→ Exercise description: In the listing below, pick out lines with "that".

→ Recorded information:
- - - -

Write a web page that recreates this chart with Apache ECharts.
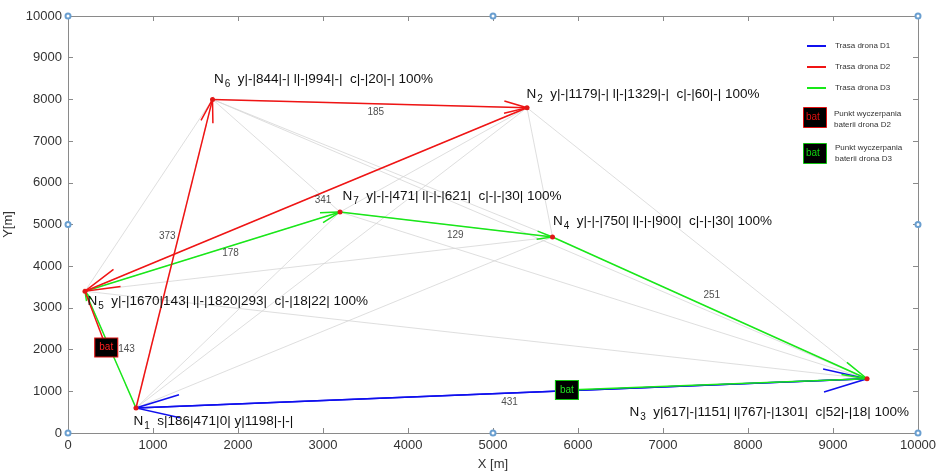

- - - -

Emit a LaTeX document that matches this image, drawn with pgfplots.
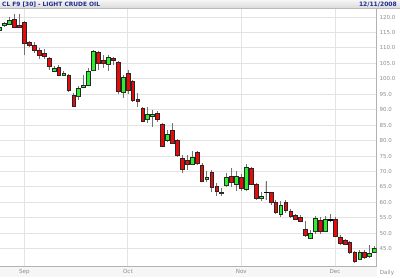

- - - -

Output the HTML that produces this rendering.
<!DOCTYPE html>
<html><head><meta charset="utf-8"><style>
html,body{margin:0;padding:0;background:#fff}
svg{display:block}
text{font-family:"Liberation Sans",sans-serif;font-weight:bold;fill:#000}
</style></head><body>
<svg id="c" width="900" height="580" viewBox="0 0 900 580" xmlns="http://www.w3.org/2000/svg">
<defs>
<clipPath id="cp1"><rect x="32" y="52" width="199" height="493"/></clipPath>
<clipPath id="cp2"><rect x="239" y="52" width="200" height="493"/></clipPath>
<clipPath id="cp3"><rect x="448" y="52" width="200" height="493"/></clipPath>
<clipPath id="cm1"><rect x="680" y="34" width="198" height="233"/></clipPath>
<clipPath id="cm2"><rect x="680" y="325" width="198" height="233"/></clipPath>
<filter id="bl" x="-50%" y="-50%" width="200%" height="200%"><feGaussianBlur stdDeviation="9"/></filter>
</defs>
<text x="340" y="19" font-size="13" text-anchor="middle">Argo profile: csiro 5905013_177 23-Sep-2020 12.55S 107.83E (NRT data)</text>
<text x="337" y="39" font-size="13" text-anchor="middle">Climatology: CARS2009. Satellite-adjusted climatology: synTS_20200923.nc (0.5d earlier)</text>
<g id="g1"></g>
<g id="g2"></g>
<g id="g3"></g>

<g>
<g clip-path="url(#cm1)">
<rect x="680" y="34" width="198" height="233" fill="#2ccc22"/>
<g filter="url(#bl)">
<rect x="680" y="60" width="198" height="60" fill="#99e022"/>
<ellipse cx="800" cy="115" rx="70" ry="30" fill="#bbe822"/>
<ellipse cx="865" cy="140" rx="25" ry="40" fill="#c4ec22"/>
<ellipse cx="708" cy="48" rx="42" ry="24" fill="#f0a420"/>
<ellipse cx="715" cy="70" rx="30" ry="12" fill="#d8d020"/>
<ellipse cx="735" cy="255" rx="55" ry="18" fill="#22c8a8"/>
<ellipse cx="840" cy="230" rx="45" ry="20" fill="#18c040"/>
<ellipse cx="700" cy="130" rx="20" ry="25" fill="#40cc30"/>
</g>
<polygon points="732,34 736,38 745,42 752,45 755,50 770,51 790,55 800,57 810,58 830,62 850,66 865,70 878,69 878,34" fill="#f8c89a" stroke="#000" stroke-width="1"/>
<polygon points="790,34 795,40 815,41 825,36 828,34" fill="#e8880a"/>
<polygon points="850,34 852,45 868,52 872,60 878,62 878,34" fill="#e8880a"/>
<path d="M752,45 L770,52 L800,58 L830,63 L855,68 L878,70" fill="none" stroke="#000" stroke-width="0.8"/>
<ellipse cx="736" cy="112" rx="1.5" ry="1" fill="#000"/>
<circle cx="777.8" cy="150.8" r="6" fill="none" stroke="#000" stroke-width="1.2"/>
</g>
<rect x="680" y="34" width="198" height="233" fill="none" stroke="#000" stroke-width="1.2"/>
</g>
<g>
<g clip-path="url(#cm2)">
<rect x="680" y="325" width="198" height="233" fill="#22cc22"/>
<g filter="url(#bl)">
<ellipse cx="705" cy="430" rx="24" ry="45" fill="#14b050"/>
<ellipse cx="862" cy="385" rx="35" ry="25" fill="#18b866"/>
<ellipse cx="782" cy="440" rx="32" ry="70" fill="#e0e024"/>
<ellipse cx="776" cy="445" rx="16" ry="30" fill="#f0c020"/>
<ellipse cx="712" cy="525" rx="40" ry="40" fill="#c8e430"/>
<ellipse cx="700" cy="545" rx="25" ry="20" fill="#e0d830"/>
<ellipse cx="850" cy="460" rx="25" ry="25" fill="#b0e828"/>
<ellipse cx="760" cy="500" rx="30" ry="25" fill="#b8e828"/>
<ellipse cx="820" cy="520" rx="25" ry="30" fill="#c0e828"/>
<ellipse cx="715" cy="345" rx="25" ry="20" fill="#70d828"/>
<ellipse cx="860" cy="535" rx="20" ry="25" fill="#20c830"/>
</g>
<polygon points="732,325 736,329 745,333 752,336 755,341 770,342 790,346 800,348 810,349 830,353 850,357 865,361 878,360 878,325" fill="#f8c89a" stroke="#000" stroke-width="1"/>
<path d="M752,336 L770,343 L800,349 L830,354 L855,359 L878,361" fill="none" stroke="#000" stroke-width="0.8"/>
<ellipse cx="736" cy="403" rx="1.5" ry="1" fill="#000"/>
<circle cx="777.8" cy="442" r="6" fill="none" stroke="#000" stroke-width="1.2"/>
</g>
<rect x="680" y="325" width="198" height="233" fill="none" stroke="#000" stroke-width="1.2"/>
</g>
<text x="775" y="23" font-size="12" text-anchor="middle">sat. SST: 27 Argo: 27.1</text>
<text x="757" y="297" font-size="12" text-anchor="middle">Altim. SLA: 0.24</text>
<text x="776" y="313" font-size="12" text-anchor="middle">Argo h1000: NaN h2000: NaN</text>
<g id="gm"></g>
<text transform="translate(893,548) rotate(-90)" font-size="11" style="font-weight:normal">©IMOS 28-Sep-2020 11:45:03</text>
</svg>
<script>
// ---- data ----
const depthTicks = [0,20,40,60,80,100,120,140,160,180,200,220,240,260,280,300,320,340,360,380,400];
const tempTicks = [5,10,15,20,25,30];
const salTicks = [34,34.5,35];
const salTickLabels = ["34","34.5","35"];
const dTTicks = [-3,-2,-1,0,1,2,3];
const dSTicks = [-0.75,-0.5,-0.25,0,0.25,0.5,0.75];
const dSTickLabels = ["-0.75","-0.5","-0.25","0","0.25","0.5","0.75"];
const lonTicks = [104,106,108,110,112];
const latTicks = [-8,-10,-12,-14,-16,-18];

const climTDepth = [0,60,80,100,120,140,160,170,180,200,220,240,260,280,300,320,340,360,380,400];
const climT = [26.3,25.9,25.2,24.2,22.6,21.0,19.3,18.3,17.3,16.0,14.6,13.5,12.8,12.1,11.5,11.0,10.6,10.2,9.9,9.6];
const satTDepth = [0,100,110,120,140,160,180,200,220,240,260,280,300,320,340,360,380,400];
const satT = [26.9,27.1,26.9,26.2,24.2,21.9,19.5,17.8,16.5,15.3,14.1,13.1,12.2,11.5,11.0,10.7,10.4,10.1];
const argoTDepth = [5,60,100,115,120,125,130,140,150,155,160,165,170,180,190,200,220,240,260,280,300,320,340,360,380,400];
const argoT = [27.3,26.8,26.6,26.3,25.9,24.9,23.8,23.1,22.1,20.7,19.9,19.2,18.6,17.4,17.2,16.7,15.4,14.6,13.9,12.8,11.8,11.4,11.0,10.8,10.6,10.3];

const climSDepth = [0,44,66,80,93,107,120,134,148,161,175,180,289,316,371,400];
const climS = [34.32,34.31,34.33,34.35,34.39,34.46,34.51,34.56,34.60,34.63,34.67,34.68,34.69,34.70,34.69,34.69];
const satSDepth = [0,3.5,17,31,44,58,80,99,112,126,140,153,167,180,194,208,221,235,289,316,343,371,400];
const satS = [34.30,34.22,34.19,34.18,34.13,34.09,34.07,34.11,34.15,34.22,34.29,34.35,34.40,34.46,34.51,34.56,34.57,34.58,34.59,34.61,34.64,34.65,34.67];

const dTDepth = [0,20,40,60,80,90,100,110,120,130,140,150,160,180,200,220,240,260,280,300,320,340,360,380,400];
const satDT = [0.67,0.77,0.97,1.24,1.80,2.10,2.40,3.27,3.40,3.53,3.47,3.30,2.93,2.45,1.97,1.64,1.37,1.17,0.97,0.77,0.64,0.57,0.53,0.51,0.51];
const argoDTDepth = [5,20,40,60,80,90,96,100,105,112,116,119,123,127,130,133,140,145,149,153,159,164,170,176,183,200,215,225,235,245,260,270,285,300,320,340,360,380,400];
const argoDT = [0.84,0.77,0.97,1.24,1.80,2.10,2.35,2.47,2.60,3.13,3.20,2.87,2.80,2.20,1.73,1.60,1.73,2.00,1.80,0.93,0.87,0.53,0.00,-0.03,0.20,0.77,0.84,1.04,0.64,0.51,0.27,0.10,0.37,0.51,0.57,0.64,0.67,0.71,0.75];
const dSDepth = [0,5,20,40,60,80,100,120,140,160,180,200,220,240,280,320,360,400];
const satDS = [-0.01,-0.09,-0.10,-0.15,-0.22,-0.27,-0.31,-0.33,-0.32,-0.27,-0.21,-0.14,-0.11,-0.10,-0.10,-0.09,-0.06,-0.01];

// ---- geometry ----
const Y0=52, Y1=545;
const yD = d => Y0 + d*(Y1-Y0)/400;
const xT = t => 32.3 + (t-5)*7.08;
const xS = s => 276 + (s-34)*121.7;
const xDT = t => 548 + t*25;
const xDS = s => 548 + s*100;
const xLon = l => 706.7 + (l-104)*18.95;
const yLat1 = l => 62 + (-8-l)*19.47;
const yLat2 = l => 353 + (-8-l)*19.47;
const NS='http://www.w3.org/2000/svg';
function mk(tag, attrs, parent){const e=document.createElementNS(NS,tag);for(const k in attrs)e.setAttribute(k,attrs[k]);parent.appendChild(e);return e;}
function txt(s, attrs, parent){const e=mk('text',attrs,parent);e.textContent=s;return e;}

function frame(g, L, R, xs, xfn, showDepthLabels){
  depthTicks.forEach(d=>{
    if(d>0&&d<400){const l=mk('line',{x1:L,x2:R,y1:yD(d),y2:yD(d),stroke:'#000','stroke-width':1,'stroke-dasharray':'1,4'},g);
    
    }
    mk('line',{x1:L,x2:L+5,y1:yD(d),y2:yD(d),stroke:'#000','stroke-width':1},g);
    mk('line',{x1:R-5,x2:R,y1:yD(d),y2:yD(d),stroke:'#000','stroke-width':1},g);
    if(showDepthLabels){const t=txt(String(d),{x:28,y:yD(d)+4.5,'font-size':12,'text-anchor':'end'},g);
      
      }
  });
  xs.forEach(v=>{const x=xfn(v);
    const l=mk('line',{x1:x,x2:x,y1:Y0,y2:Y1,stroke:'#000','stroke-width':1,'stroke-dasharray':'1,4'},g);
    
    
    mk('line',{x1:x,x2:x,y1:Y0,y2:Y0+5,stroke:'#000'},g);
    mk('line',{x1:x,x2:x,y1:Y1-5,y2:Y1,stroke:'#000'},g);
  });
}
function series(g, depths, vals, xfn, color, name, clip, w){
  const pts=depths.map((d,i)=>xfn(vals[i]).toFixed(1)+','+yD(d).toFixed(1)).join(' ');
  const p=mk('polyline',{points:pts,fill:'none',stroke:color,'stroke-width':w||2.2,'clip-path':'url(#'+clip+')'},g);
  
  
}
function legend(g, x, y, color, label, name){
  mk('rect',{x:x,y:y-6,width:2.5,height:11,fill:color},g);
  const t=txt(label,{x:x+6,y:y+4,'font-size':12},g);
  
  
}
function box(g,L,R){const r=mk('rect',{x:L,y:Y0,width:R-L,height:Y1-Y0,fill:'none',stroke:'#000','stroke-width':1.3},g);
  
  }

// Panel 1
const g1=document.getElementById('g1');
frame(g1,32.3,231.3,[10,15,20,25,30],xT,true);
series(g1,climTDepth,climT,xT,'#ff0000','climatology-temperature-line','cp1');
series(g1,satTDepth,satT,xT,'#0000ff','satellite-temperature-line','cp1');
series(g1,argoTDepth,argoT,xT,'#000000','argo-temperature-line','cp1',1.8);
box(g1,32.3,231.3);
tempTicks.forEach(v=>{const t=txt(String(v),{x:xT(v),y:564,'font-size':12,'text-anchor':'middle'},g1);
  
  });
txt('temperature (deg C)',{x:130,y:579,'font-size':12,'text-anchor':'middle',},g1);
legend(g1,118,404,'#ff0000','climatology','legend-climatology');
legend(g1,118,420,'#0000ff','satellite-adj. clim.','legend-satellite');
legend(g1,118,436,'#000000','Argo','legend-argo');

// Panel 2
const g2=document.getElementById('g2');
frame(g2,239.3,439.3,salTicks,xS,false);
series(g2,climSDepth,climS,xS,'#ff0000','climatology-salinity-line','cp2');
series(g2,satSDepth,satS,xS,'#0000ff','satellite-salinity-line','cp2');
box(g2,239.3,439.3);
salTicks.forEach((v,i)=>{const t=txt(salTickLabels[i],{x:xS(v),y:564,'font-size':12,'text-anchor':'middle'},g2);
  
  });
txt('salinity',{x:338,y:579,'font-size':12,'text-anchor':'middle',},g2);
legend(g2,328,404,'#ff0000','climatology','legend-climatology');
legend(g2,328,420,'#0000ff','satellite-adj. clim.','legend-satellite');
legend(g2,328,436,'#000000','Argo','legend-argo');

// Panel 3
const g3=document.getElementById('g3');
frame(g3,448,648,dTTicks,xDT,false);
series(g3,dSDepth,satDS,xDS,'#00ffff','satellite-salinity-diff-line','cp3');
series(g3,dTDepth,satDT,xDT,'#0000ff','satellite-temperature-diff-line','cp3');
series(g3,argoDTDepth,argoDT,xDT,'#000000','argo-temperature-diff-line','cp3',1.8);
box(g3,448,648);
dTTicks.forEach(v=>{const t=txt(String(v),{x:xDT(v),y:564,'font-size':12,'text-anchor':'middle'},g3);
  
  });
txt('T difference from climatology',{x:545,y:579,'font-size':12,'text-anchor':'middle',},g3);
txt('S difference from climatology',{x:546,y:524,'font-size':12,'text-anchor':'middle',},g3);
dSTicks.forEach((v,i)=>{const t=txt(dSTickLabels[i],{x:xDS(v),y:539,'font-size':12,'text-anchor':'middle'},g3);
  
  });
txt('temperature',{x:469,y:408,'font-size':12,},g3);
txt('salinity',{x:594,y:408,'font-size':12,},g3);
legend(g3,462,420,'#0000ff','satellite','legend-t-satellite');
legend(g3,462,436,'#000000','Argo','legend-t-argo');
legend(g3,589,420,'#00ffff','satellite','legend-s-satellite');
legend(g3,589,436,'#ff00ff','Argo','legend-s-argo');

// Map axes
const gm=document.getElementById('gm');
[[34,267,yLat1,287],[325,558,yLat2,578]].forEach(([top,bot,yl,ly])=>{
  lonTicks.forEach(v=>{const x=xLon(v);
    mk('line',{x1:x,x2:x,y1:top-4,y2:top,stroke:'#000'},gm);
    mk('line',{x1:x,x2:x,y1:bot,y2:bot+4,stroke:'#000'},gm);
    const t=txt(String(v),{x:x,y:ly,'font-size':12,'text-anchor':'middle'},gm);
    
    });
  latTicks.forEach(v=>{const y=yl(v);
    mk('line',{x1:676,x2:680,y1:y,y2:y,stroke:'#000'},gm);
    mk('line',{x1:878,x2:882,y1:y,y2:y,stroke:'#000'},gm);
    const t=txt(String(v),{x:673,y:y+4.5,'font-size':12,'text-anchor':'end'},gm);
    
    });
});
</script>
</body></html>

- - - -

→ Correct answer:
Write a web page that recreates this chart with Apache ECharts.
Emit a LaTeX document that matches this image, drawn with pgfplots.
Output the HTML that produces this rendering.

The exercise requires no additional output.